PROBLEM REQUIREMENTS → Return the whole listing, line for line, without the pictures in it.

RECORDED INFORMATION →

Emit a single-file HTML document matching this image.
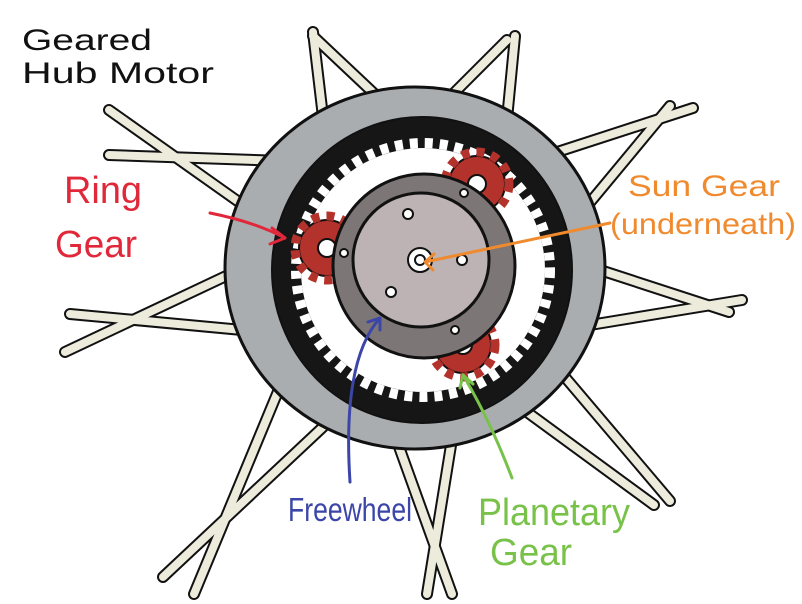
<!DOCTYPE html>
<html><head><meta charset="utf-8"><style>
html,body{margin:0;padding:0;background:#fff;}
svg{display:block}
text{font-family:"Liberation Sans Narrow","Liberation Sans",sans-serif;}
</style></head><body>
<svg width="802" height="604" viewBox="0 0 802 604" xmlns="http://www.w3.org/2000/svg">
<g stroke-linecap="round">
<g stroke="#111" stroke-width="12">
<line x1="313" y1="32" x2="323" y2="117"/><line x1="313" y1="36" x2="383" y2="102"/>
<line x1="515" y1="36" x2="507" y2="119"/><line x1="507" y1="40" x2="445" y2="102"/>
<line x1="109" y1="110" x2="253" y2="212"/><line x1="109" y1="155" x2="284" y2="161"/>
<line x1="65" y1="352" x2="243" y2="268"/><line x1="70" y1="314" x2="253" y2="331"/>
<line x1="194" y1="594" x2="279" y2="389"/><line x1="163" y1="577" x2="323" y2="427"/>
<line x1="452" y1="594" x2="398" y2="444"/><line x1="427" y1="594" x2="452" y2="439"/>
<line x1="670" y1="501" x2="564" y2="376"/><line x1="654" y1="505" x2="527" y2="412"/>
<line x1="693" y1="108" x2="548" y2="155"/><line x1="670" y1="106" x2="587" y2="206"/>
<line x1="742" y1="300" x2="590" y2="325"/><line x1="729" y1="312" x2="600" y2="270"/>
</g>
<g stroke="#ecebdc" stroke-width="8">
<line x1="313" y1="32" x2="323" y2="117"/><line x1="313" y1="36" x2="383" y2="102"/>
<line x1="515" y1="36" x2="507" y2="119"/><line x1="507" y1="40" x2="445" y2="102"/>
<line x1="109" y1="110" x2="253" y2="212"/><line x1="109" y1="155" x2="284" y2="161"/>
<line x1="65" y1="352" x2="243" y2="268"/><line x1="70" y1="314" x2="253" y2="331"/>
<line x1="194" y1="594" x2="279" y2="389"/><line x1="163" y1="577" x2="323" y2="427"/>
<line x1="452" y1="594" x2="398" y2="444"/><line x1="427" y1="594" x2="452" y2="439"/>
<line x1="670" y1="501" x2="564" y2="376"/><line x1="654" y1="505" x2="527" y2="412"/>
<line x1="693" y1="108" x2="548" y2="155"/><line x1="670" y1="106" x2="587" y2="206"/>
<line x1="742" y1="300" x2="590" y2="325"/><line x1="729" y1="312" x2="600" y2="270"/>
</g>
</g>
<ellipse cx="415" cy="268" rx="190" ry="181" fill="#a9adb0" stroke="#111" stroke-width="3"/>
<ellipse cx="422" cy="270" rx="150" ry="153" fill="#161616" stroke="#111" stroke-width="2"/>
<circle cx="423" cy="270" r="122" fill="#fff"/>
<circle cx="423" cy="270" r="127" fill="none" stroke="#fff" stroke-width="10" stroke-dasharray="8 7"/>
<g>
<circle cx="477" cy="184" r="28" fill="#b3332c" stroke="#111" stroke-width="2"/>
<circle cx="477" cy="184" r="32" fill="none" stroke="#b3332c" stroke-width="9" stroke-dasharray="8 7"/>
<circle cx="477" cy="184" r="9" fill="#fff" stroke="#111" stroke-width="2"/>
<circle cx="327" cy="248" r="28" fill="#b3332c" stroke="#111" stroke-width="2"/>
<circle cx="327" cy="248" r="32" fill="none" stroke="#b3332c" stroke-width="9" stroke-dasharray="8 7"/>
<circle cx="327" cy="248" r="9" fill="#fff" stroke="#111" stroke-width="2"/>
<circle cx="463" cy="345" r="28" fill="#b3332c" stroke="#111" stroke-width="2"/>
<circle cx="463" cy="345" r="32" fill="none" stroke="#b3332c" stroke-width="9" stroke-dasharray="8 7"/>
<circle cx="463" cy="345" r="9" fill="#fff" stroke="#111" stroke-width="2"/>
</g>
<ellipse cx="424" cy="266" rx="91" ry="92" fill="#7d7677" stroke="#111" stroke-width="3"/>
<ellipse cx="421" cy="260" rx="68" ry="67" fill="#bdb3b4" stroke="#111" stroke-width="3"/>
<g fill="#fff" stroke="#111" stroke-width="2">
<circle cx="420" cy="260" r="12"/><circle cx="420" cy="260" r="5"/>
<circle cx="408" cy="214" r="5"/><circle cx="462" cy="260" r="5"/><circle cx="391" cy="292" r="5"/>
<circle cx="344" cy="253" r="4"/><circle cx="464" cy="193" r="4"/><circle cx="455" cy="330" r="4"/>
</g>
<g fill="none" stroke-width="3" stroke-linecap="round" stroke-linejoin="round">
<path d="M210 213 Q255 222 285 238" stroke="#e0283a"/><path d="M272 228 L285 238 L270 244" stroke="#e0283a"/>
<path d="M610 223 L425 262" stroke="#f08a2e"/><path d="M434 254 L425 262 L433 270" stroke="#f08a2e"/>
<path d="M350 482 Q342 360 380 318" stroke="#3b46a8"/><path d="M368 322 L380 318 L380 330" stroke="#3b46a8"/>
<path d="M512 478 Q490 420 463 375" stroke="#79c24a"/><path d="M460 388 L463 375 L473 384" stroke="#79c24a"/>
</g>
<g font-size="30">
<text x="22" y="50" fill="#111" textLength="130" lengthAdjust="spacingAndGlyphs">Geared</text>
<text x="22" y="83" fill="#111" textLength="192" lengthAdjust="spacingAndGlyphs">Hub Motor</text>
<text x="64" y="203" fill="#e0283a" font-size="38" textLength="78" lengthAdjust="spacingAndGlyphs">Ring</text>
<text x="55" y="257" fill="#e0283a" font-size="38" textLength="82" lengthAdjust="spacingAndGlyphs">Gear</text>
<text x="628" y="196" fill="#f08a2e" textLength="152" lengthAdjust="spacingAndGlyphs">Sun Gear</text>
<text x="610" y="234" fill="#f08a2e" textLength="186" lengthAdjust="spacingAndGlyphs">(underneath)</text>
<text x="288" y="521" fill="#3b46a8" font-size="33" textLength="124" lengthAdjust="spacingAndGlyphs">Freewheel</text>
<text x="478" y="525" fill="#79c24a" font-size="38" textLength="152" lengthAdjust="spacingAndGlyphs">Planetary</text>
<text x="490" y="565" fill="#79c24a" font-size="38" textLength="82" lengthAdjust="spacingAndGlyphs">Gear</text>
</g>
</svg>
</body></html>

TASK RESPONSE →
Emit a single-file HTML document matching this image.
<!DOCTYPE html>
<html><head><meta charset="utf-8"><style>
html,body{margin:0;padding:0;background:#fff;}
svg{display:block}
text{font-family:"Liberation Sans Narrow","Liberation Sans",sans-serif;}
</style></head><body>
<svg width="802" height="604" viewBox="0 0 802 604" xmlns="http://www.w3.org/2000/svg">
<g stroke-linecap="round">
<g stroke="#111" stroke-width="12">
<line x1="313" y1="32" x2="323" y2="117"/><line x1="313" y1="36" x2="383" y2="102"/>
<line x1="515" y1="36" x2="507" y2="119"/><line x1="507" y1="40" x2="445" y2="102"/>
<line x1="109" y1="110" x2="253" y2="212"/><line x1="109" y1="155" x2="284" y2="161"/>
<line x1="65" y1="352" x2="243" y2="268"/><line x1="70" y1="314" x2="253" y2="331"/>
<line x1="194" y1="594" x2="279" y2="389"/><line x1="163" y1="577" x2="323" y2="427"/>
<line x1="452" y1="594" x2="398" y2="444"/><line x1="427" y1="594" x2="452" y2="439"/>
<line x1="670" y1="501" x2="564" y2="376"/><line x1="654" y1="505" x2="527" y2="412"/>
<line x1="693" y1="108" x2="548" y2="155"/><line x1="670" y1="106" x2="587" y2="206"/>
<line x1="742" y1="300" x2="590" y2="325"/><line x1="729" y1="312" x2="600" y2="270"/>
</g>
<g stroke="#ecebdc" stroke-width="8">
<line x1="313" y1="32" x2="323" y2="117"/><line x1="313" y1="36" x2="383" y2="102"/>
<line x1="515" y1="36" x2="507" y2="119"/><line x1="507" y1="40" x2="445" y2="102"/>
<line x1="109" y1="110" x2="253" y2="212"/><line x1="109" y1="155" x2="284" y2="161"/>
<line x1="65" y1="352" x2="243" y2="268"/><line x1="70" y1="314" x2="253" y2="331"/>
<line x1="194" y1="594" x2="279" y2="389"/><line x1="163" y1="577" x2="323" y2="427"/>
<line x1="452" y1="594" x2="398" y2="444"/><line x1="427" y1="594" x2="452" y2="439"/>
<line x1="670" y1="501" x2="564" y2="376"/><line x1="654" y1="505" x2="527" y2="412"/>
<line x1="693" y1="108" x2="548" y2="155"/><line x1="670" y1="106" x2="587" y2="206"/>
<line x1="742" y1="300" x2="590" y2="325"/><line x1="729" y1="312" x2="600" y2="270"/>
</g>
</g>
<ellipse cx="415" cy="268" rx="190" ry="181" fill="#a9adb0" stroke="#111" stroke-width="3"/>
<ellipse cx="422" cy="270" rx="150" ry="153" fill="#161616" stroke="#111" stroke-width="2"/>
<circle cx="423" cy="270" r="122" fill="#fff"/>
<circle cx="423" cy="270" r="127" fill="none" stroke="#fff" stroke-width="10" stroke-dasharray="8 7"/>
<g>
<circle cx="477" cy="184" r="28" fill="#b3332c" stroke="#111" stroke-width="2"/>
<circle cx="477" cy="184" r="32" fill="none" stroke="#b3332c" stroke-width="9" stroke-dasharray="8 7"/>
<circle cx="477" cy="184" r="9" fill="#fff" stroke="#111" stroke-width="2"/>
<circle cx="327" cy="248" r="28" fill="#b3332c" stroke="#111" stroke-width="2"/>
<circle cx="327" cy="248" r="32" fill="none" stroke="#b3332c" stroke-width="9" stroke-dasharray="8 7"/>
<circle cx="327" cy="248" r="9" fill="#fff" stroke="#111" stroke-width="2"/>
<circle cx="463" cy="345" r="28" fill="#b3332c" stroke="#111" stroke-width="2"/>
<circle cx="463" cy="345" r="32" fill="none" stroke="#b3332c" stroke-width="9" stroke-dasharray="8 7"/>
<circle cx="463" cy="345" r="9" fill="#fff" stroke="#111" stroke-width="2"/>
</g>
<ellipse cx="424" cy="266" rx="91" ry="92" fill="#7d7677" stroke="#111" stroke-width="3"/>
<ellipse cx="421" cy="260" rx="68" ry="67" fill="#bdb3b4" stroke="#111" stroke-width="3"/>
<g fill="#fff" stroke="#111" stroke-width="2">
<circle cx="420" cy="260" r="12"/><circle cx="420" cy="260" r="5"/>
<circle cx="408" cy="214" r="5"/><circle cx="462" cy="260" r="5"/><circle cx="391" cy="292" r="5"/>
<circle cx="344" cy="253" r="4"/><circle cx="464" cy="193" r="4"/><circle cx="455" cy="330" r="4"/>
</g>
<g fill="none" stroke-width="3" stroke-linecap="round" stroke-linejoin="round">
<path d="M210 213 Q255 222 285 238" stroke="#e0283a"/><path d="M272 228 L285 238 L270 244" stroke="#e0283a"/>
<path d="M610 223 L425 262" stroke="#f08a2e"/><path d="M434 254 L425 262 L433 270" stroke="#f08a2e"/>
<path d="M350 482 Q342 360 380 318" stroke="#3b46a8"/><path d="M368 322 L380 318 L380 330" stroke="#3b46a8"/>
<path d="M512 478 Q490 420 463 375" stroke="#79c24a"/><path d="M460 388 L463 375 L473 384" stroke="#79c24a"/>
</g>
<g font-size="30">
<text x="22" y="50" fill="#111" textLength="130" lengthAdjust="spacingAndGlyphs">Geared</text>
<text x="22" y="83" fill="#111" textLength="192" lengthAdjust="spacingAndGlyphs">Hub Motor</text>
<text x="64" y="203" fill="#e0283a" font-size="38" textLength="78" lengthAdjust="spacingAndGlyphs">Ring</text>
<text x="55" y="257" fill="#e0283a" font-size="38" textLength="82" lengthAdjust="spacingAndGlyphs">Gear</text>
<text x="628" y="196" fill="#f08a2e" textLength="152" lengthAdjust="spacingAndGlyphs">Sun Gear</text>
<text x="610" y="234" fill="#f08a2e" textLength="186" lengthAdjust="spacingAndGlyphs">(underneath)</text>
<text x="288" y="521" fill="#3b46a8" font-size="33" textLength="124" lengthAdjust="spacingAndGlyphs">Freewheel</text>
<text x="478" y="525" fill="#79c24a" font-size="38" textLength="152" lengthAdjust="spacingAndGlyphs">Planetary</text>
<text x="490" y="565" fill="#79c24a" font-size="38" textLength="82" lengthAdjust="spacingAndGlyphs">Gear</text>
</g>
</svg>
</body></html>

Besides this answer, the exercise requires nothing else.